▸ Input
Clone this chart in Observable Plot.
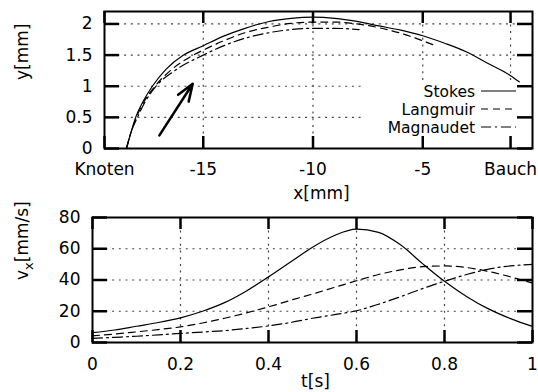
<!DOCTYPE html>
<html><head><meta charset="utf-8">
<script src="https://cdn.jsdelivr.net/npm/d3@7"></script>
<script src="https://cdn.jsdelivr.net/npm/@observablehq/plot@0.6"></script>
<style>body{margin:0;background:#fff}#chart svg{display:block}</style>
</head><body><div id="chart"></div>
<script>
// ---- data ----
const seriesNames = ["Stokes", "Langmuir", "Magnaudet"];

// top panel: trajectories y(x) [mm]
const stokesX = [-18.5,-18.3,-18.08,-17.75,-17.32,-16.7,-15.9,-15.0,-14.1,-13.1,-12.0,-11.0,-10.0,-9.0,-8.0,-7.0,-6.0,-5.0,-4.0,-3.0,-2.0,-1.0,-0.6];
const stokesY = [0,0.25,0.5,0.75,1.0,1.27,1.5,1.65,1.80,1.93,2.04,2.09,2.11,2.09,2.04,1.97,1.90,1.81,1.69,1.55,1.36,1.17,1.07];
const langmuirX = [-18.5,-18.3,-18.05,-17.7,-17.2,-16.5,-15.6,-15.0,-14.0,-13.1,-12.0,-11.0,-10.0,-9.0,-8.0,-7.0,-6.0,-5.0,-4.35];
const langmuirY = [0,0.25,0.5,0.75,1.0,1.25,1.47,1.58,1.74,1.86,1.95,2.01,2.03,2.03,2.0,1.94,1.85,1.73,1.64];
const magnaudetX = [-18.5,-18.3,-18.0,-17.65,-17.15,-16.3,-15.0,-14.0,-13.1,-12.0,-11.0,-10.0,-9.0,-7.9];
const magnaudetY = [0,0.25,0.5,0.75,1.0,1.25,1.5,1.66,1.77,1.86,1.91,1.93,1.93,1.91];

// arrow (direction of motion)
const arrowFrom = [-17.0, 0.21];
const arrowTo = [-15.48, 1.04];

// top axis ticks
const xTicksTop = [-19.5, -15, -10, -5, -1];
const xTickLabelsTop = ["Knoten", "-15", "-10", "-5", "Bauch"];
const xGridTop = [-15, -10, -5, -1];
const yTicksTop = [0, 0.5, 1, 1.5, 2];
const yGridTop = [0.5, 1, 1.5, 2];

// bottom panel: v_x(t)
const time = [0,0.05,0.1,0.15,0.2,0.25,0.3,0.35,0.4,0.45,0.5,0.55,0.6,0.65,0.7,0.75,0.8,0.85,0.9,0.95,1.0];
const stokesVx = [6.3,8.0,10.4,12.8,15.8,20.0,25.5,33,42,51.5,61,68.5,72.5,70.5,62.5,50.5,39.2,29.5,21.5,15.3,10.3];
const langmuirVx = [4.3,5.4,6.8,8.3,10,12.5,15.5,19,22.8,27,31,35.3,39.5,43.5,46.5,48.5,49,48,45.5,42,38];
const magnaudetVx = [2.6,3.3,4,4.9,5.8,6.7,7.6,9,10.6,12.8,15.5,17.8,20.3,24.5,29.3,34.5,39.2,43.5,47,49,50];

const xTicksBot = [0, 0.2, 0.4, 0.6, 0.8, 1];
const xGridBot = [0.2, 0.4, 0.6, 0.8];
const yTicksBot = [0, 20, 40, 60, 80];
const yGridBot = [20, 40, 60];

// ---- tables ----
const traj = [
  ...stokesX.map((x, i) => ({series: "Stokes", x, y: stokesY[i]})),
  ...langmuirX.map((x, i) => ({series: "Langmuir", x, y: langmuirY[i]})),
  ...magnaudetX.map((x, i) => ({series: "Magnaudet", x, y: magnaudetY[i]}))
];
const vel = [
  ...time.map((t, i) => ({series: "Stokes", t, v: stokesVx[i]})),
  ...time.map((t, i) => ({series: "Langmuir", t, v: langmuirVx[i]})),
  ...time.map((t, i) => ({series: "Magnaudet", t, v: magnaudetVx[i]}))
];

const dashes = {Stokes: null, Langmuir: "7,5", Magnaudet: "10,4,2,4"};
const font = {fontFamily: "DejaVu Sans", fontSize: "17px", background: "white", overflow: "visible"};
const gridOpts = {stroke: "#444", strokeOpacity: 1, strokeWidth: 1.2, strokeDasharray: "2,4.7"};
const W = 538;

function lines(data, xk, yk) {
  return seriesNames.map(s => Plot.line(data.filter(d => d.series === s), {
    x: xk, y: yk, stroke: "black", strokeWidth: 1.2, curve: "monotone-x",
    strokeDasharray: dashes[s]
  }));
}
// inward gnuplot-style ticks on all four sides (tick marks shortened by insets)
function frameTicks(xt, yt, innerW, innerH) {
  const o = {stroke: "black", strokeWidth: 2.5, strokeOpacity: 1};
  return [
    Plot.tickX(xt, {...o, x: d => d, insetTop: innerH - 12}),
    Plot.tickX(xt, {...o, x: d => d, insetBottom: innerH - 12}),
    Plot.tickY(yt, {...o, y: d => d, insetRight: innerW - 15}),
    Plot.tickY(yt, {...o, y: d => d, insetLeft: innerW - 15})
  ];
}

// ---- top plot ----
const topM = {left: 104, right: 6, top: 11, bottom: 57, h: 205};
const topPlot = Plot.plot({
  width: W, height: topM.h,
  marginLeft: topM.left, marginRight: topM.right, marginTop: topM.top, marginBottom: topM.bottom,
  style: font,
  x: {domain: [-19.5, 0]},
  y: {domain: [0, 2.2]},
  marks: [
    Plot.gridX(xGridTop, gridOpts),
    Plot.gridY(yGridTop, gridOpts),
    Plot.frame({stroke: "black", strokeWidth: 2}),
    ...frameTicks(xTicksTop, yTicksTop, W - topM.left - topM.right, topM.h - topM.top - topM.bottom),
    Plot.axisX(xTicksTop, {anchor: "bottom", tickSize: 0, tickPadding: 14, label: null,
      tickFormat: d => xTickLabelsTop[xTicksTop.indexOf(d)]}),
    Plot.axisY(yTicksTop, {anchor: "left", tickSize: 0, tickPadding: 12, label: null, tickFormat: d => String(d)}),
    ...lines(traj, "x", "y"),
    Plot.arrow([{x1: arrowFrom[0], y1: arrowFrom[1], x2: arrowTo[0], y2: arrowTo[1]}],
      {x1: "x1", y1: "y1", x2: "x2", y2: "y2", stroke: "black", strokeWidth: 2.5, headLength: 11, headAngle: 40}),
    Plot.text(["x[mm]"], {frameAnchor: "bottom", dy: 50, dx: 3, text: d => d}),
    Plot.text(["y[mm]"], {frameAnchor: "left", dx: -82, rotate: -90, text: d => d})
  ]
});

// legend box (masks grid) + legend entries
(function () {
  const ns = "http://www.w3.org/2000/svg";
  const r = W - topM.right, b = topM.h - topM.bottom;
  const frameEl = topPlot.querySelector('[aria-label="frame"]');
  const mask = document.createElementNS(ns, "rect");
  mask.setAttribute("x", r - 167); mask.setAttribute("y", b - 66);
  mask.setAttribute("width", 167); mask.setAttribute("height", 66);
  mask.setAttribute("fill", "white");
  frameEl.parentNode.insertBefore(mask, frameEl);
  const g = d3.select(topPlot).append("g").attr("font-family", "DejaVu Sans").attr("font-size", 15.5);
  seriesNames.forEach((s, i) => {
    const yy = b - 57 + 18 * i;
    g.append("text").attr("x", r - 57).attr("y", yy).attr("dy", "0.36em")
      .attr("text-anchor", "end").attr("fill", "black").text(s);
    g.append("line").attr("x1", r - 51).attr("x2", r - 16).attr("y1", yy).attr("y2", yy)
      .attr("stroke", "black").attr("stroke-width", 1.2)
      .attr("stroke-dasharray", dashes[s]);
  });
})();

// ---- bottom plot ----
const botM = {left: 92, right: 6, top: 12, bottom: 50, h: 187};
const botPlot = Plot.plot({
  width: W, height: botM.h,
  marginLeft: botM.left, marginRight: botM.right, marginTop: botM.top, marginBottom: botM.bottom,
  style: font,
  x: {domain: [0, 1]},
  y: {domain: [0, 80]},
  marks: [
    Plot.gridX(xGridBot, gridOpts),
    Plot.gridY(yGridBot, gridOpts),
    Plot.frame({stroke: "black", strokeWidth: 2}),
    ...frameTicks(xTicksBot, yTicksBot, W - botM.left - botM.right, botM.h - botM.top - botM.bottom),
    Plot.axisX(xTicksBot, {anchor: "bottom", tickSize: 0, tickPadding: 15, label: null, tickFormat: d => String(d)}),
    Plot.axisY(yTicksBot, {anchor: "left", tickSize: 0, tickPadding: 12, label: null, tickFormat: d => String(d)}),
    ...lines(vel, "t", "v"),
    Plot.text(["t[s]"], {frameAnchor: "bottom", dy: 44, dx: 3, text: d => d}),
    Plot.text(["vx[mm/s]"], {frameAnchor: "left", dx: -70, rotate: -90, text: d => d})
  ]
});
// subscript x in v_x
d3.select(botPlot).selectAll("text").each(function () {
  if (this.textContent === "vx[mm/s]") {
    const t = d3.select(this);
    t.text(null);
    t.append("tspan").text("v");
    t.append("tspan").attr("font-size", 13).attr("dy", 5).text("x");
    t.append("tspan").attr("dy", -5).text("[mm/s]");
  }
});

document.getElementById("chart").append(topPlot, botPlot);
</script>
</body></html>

* * *

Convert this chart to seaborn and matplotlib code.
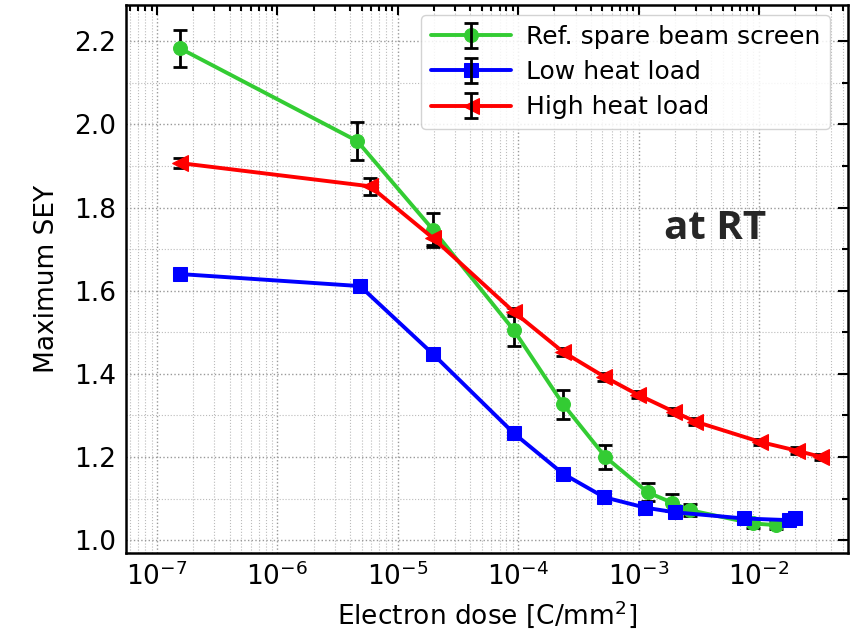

▸ Task details
Copy out each line of the data where the string "chart" appears.

▸ Completed task
Clone this chart in Observable Plot.
<style>body{margin:0;background:#fff}#chart svg{display:block}</style>
</head><body><div id="chart"></div>
document.getElementById("chart").append(topPlot, botPlot);
Convert this chart to seaborn and matplotlib code.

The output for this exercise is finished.